Executive sponsors should review a concise set of program indicators: milestone health, defect trends, data readiness, training completion, cutover confidence, and post-go-live service levels. The purpose is not to micromanage the project but to remove barriers quickly and maintain alignment between modernization goals and deployment decisions.
Key risks to manage during legacy ERP replacement
The highest-risk areas in manufacturing ERP replacement are usually process ambiguity, poor master data, weak integration ownership, under-scoped testing, and insufficient plant readiness. These risks interact.
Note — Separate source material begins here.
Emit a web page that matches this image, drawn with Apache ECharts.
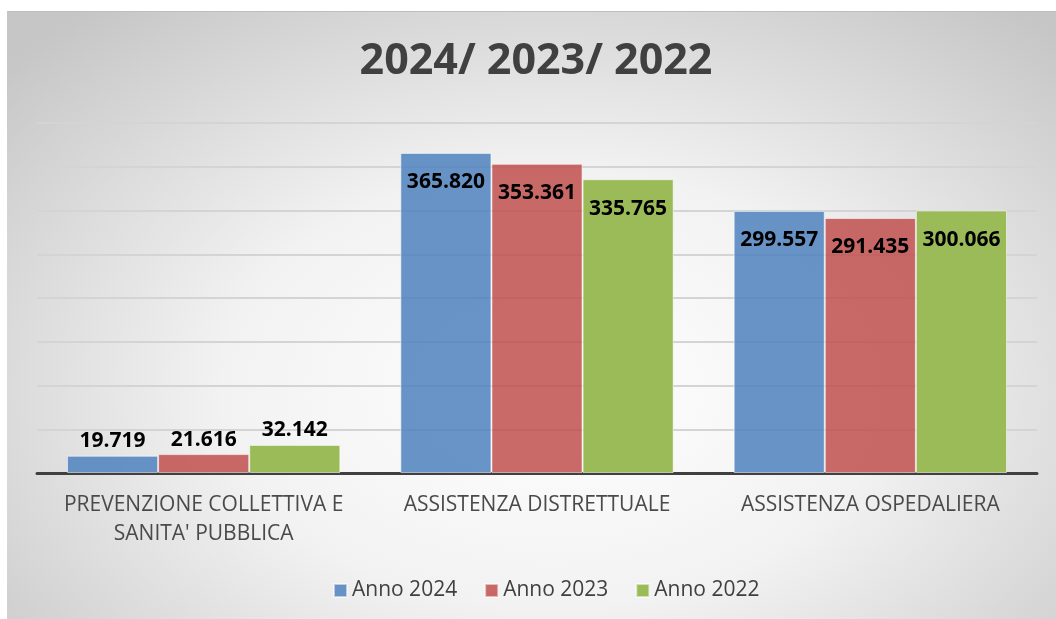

For example, if production reporting rules are unclear, test scripts become shallow, training becomes generic, and inventory accuracy deteriorates after go-live.
Testing should therefore be end-to-end and scenario-based. Manufacturers need to validate not only standard transactions but also exceptions such as supplier shortages, rework orders, engineering changes, lot recalls, subcontracting receipts, and month-end close adjustments. Hypercare should focus on business outcomes, including schedule adherence, order fill rates, inventory transaction timeliness, and financial reconciliation speed.
Executive recommendations for a low-disruption modernization program
First, define modernization as an operating model change, not a software event. Second, standardize core workflows before debating local exceptions. Third, use a pilot to validate the template and cutover approach before scaling. Fourth, assign business ownership for data quality and adoption rather than leaving both to IT. Fifth, govern customization aggressively, especially in cloud ERP environments where long-term maintainability matters.
For manufacturers replacing legacy ERP, the most effective roadmap is one that protects production while improving control. That means disciplined sequencing, realistic plant deployment planning, and governance that can make cross-functional decisions quickly. Organizations that approach ERP modernization this way are far more likely to achieve stable go-lives, stronger visibility, and a platform that supports future growth rather than recreating legacy constraints in a new system.